§ Written instruction
Transcribe everything in the data word for word. Pictures are left out.

=====

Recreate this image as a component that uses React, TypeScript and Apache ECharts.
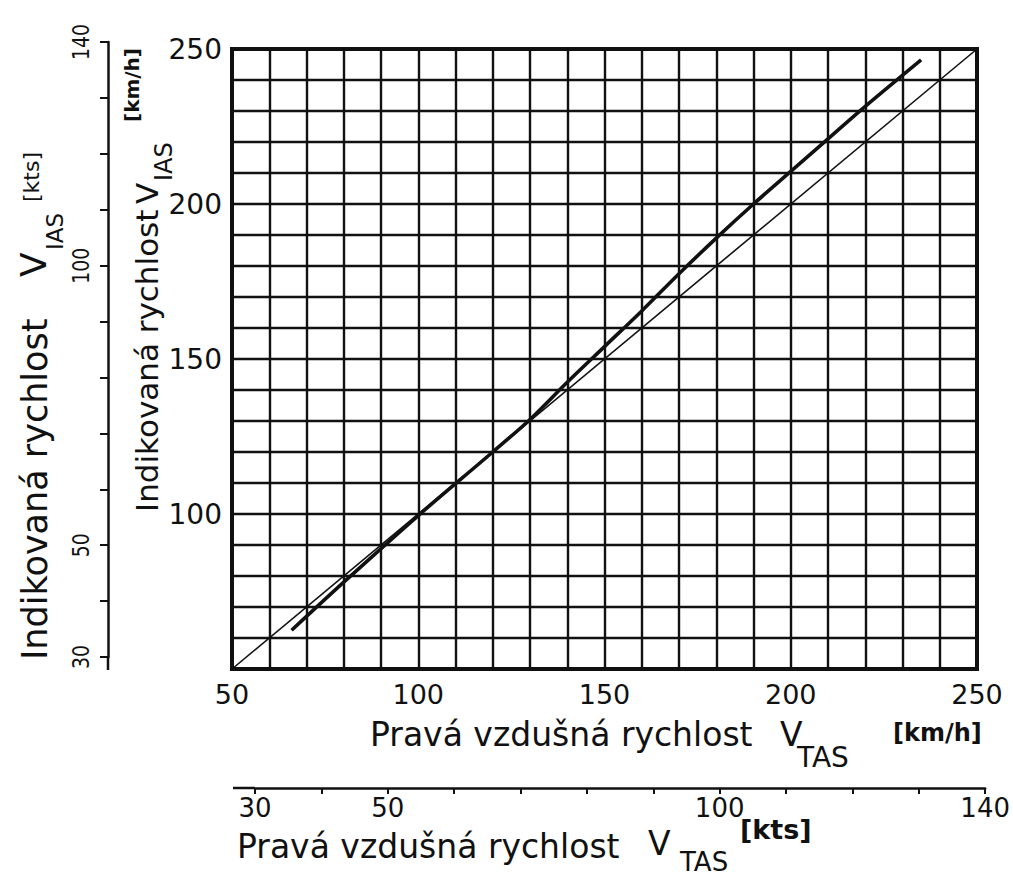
import React, { useEffect, useRef } from "react";
import * as echarts from "echarts";

// ---- data ----
const tasKmh = [66, 80, 100, 120, 130, 140, 150, 160, 170, 180, 190, 200, 210, 220, 235];
const iasKmh = [62.5, 78, 99.5, 120, 130.5, 142.5, 154, 165.5, 177.5, 189, 200, 210.5, 221, 231.5, 246.5];
const identityTas = [50, 250];
const identityIas = [50, 250];
const kmhLabelValues = [50, 100, 150, 200, 250];
const ktsLabelValues = [30, 50, 100, 140];

const FONT = "DejaVu Sans";

function mainLabel(v: number) {
  return kmhLabelValues.indexOf(v) >= 0 ? String(v) : "";
}
function ktsLabel(v: number) {
  return ktsLabelValues.indexOf(v) >= 0 ? String(v) : "";
}

export default function App() {
  const ref = useRef<HTMLDivElement>(null);
  useEffect(() => {
    if (!ref.current) return;
    const chart = echarts.init(ref.current, null, { renderer: "svg" });
    const black = "#111";
    const txt = (x: number, y: number, text: string, fs: number, extra: any = {}) => ({
      type: "text",
      x,
      y,
      rotation: extra.rotation || 0,
      scaleX: extra.scaleX || 1,
      style: {
        text,
        font: `${extra.bold ? "bold " : ""}${fs}px "${FONT}"`,
        fill: black,
        align: extra.align || "left",
        verticalAlign: "middle",
      },
    });
    const option: any = {
      animation: false,
      backgroundColor: "#fff",
      grid: [
        { left: 232, top: 49, width: 745, height: 620, show: true, borderColor: black, borderWidth: 4, backgroundColor: "transparent" },
        { left: 108, top: 42, width: 10, height: 615 },
        { left: 255, top: 700, width: 733, height: 88 },
      ],
      xAxis: [
        {
          gridIndex: 0,
          type: "value",
          min: 50,
          max: 250,
          interval: 10,
          axisLine: { show: false },
          axisTick: { show: false },
          splitLine: { show: true, lineStyle: { color: black, width: 2.4 } },
          axisLabel: {
            formatter: mainLabel,
            fontSize: 27,
            fontFamily: FONT,
            color: black,
            margin: 12,
            showMinLabel: true,
            showMaxLabel: true,
          },
        },
        { gridIndex: 1, type: "value", show: false, min: 0, max: 1 },
        {
          gridIndex: 2,
          type: "value",
          position: "bottom",
          min: 30,
          max: 140,
          interval: 10,
          axisLine: { show: true, lineStyle: { color: black, width: 2.5 } },
          axisTick: { show: true, inside: false, length: 6, lineStyle: { color: black, width: 2 } },
          splitLine: { show: false },
          axisLabel: {
            formatter: ktsLabel,
            fontSize: 26,
            fontFamily: FONT,
            color: black,
            margin: 7,
            showMinLabel: true,
            showMaxLabel: true,
          },
        },
      ],
      yAxis: [
        {
          gridIndex: 0,
          type: "value",
          min: 50,
          max: 250,
          interval: 10,
          axisLine: { show: false },
          axisTick: { show: false },
          splitLine: { show: true, lineStyle: { color: black, width: 2.4 } },
          axisLabel: {
            formatter: mainLabel,
            fontSize: 28,
            fontFamily: FONT,
            color: black,
            margin: 10,
            showMinLabel: false,
            showMaxLabel: true,
          },
        },
        {
          gridIndex: 1,
          type: "value",
          position: "left",
          min: 30,
          max: 140,
          interval: 10,
          axisLine: { show: true, lineStyle: { color: black, width: 2.5 } },
          axisTick: { show: true, inside: false, length: 8, lineStyle: { color: black, width: 2 } },
          splitLine: { show: false },
          axisLabel: { show: false },
        },
        { gridIndex: 2, type: "value", show: false, min: 0, max: 1 },
      ],
      series: [
        {
          type: "line",
          xAxisIndex: 0,
          yAxisIndex: 0,
          data: identityTas.map((t, i) => [t, identityIas[i]]),
          showSymbol: false,
          lineStyle: { color: black, width: 1.6 },
          z: 5,
        },
        {
          type: "line",
          xAxisIndex: 0,
          yAxisIndex: 0,
          data: tasKmh.map((t, i) => [t, iasKmh[i]]),
          showSymbol: false,
          smooth: 0.3,
          lineStyle: { color: black, width: 3.6 },
          z: 6,
        },
      ],
    };
    chart.setOption(option);

    // rotated kts labels on the left axis, placed through the axis scale
    const ktsLeftLabels = ktsLabelValues.map((v) => {
      const py = chart.convertToPixel({ yAxisIndex: 1 } as any, v) as number;
      return txt(81, py, ktsLabel(v), 23, { rotation: Math.PI / 2, align: "center", scaleX: 0.82 });
    });

    const graphics: any[] = [
      // axis line tails
      { type: "line", shape: { x1: 108, y1: 657, x2: 108, y2: 670 }, style: { stroke: black, lineWidth: 2.5 } },
      { type: "line", shape: { x1: 233, y1: 788, x2: 255, y2: 788 }, style: { stroke: black, lineWidth: 2.5 } },
      ...ktsLeftLabels,
      // bottom title km/h
      txt(370, 734, "Pravá vzdušná rychlost", 33),
      txt(780, 734, "V", 33),
      txt(797, 757, "TAS", 28),
      txt(893, 733, "[km/h]", 24, { bold: true }),
      // bottom title kts
      txt(237, 846, "Pravá vzdušná rychlost", 33),
      txt(648, 843, "V", 33),
      txt(680, 862, "TAS", 26),
      txt(740, 829, "[kts]", 27, { bold: true }),
      // left title kts (rotated)
      {
        type: "group",
        x: 47,
        y: 660,
        rotation: Math.PI / 2,
        children: [
          txt(0, -12, "Indikovaná rychlost", 35),
          txt(383, -14, "V", 36),
          txt(410, 8, "IAS", 23),
          txt(458, -16, "[kts]", 22),
        ],
      },
      // second left title km/h (rotated)
      {
        type: "group",
        x: 158,
        y: 512,
        rotation: Math.PI / 2,
        children: [
          txt(0, -11, "Indikovaná rychlost", 31),
          txt(308, -11, "V", 31),
          txt(331, 6, "IAS", 24),
          txt(390, -26, "[km/h]", 20, { bold: true }),
        ],
      },
    ];
    chart.setOption({ graphic: graphics });
    return () => chart.dispose();
  }, []);
  return (
    <div
      ref={ref}
      style={{ position: "fixed", left: 0, top: 0, width: 1013, height: 877, background: "#fff" }}
    />
  );
}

=====

§ Result of the exercise
Recreate this image as a component that uses React, TypeScript and Apache ECharts.
import React, { useEffect, useRef } from "react";
import * as echarts from "echarts";

// ---- data ----
const tasKmh = [66, 80, 100, 120, 130, 140, 150, 160, 170, 180, 190, 200, 210, 220, 235];
const iasKmh = [62.5, 78, 99.5, 120, 130.5, 142.5, 154, 165.5, 177.5, 189, 200, 210.5, 221, 231.5, 246.5];
const identityTas = [50, 250];
const identityIas = [50, 250];
const kmhLabelValues = [50, 100, 150, 200, 250];
const ktsLabelValues = [30, 50, 100, 140];

const FONT = "DejaVu Sans";

function mainLabel(v: number) {
  return kmhLabelValues.indexOf(v) >= 0 ? String(v) : "";
}
function ktsLabel(v: number) {
  return ktsLabelValues.indexOf(v) >= 0 ? String(v) : "";
}

export default function App() {
  const ref = useRef<HTMLDivElement>(null);
  useEffect(() => {
    if (!ref.current) return;
    const chart = echarts.init(ref.current, null, { renderer: "svg" });
    const black = "#111";
    const txt = (x: number, y: number, text: string, fs: number, extra: any = {}) => ({
      type: "text",
      x,
      y,
      rotation: extra.rotation || 0,
      scaleX: extra.scaleX || 1,
      style: {
        text,
        font: `${extra.bold ? "bold " : ""}${fs}px "${FONT}"`,
        fill: black,
        align: extra.align || "left",
        verticalAlign: "middle",
      },
    });
    const option: any = {
      animation: false,
      backgroundColor: "#fff",
      grid: [
        { left: 232, top: 49, width: 745, height: 620, show: true, borderColor: black, borderWidth: 4, backgroundColor: "transparent" },
        { left: 108, top: 42, width: 10, height: 615 },
        { left: 255, top: 700, width: 733, height: 88 },
      ],
      xAxis: [
        {
          gridIndex: 0,
          type: "value",
          min: 50,
          max: 250,
          interval: 10,
          axisLine: { show: false },
          axisTick: { show: false },
          splitLine: { show: true, lineStyle: { color: black, width: 2.4 } },
          axisLabel: {
            formatter: mainLabel,
            fontSize: 27,
            fontFamily: FONT,
            color: black,
            margin: 12,
            showMinLabel: true,
            showMaxLabel: true,
          },
        },
        { gridIndex: 1, type: "value", show: false, min: 0, max: 1 },
        {
          gridIndex: 2,
          type: "value",
          position: "bottom",
          min: 30,
          max: 140,
          interval: 10,
          axisLine: { show: true, lineStyle: { color: black, width: 2.5 } },
          axisTick: { show: true, inside: false, length: 6, lineStyle: { color: black, width: 2 } },
          splitLine: { show: false },
          axisLabel: {
            formatter: ktsLabel,
            fontSize: 26,
            fontFamily: FONT,
            color: black,
            margin: 7,
            showMinLabel: true,
            showMaxLabel: true,
          },
        },
      ],
      yAxis: [
        {
          gridIndex: 0,
          type: "value",
          min: 50,
          max: 250,
          interval: 10,
          axisLine: { show: false },
          axisTick: { show: false },
          splitLine: { show: true, lineStyle: { color: black, width: 2.4 } },
          axisLabel: {
            formatter: mainLabel,
            fontSize: 28,
            fontFamily: FONT,
            color: black,
            margin: 10,
            showMinLabel: false,
            showMaxLabel: true,
          },
        },
        {
          gridIndex: 1,
          type: "value",
          position: "left",
          min: 30,
          max: 140,
          interval: 10,
          axisLine: { show: true, lineStyle: { color: black, width: 2.5 } },
          axisTick: { show: true, inside: false, length: 8, lineStyle: { color: black, width: 2 } },
          splitLine: { show: false },
          axisLabel: { show: false },
        },
        { gridIndex: 2, type: "value", show: false, min: 0, max: 1 },
      ],
      series: [
        {
          type: "line",
          xAxisIndex: 0,
          yAxisIndex: 0,
          data: identityTas.map((t, i) => [t, identityIas[i]]),
          showSymbol: false,
          lineStyle: { color: black, width: 1.6 },
          z: 5,
        },
        {
          type: "line",
          xAxisIndex: 0,
          yAxisIndex: 0,
          data: tasKmh.map((t, i) => [t, iasKmh[i]]),
          showSymbol: false,
          smooth: 0.3,
          lineStyle: { color: black, width: 3.6 },
          z: 6,
        },
      ],
    };
    chart.setOption(option);

    // rotated kts labels on the left axis, placed through the axis scale
    const ktsLeftLabels = ktsLabelValues.map((v) => {
      const py = chart.convertToPixel({ yAxisIndex: 1 } as any, v) as number;
      return txt(81, py, ktsLabel(v), 23, { rotation: Math.PI / 2, align: "center", scaleX: 0.82 });
    });

    const graphics: any[] = [
      // axis line tails
      { type: "line", shape: { x1: 108, y1: 657, x2: 108, y2: 670 }, style: { stroke: black, lineWidth: 2.5 } },
      { type: "line", shape: { x1: 233, y1: 788, x2: 255, y2: 788 }, style: { stroke: black, lineWidth: 2.5 } },
      ...ktsLeftLabels,
      // bottom title km/h
      txt(370, 734, "Pravá vzdušná rychlost", 33),
      txt(780, 734, "V", 33),
      txt(797, 757, "TAS", 28),
      txt(893, 733, "[km/h]", 24, { bold: true }),
      // bottom title kts
      txt(237, 846, "Pravá vzdušná rychlost", 33),
      txt(648, 843, "V", 33),
      txt(680, 862, "TAS", 26),
      txt(740, 829, "[kts]", 27, { bold: true }),
      // left title kts (rotated)
      {
        type: "group",
        x: 47,
        y: 660,
        rotation: Math.PI / 2,
        children: [
          txt(0, -12, "Indikovaná rychlost", 35),
          txt(383, -14, "V", 36),
          txt(410, 8, "IAS", 23),
          txt(458, -16, "[kts]", 22),
        ],
      },
      // second left title km/h (rotated)
      {
        type: "group",
        x: 158,
        y: 512,
        rotation: Math.PI / 2,
        children: [
          txt(0, -11, "Indikovaná rychlost", 31),
          txt(308, -11, "V", 31),
          txt(331, 6, "IAS", 24),
          txt(390, -26, "[km/h]", 20, { bold: true }),
        ],
      },
    ];
    chart.setOption({ graphic: graphics });
    return () => chart.dispose();
  }, []);
  return (
    <div
      ref={ref}
      style={{ position: "fixed", left: 0, top: 0, width: 1013, height: 877, background: "#fff" }}
    />
  );
}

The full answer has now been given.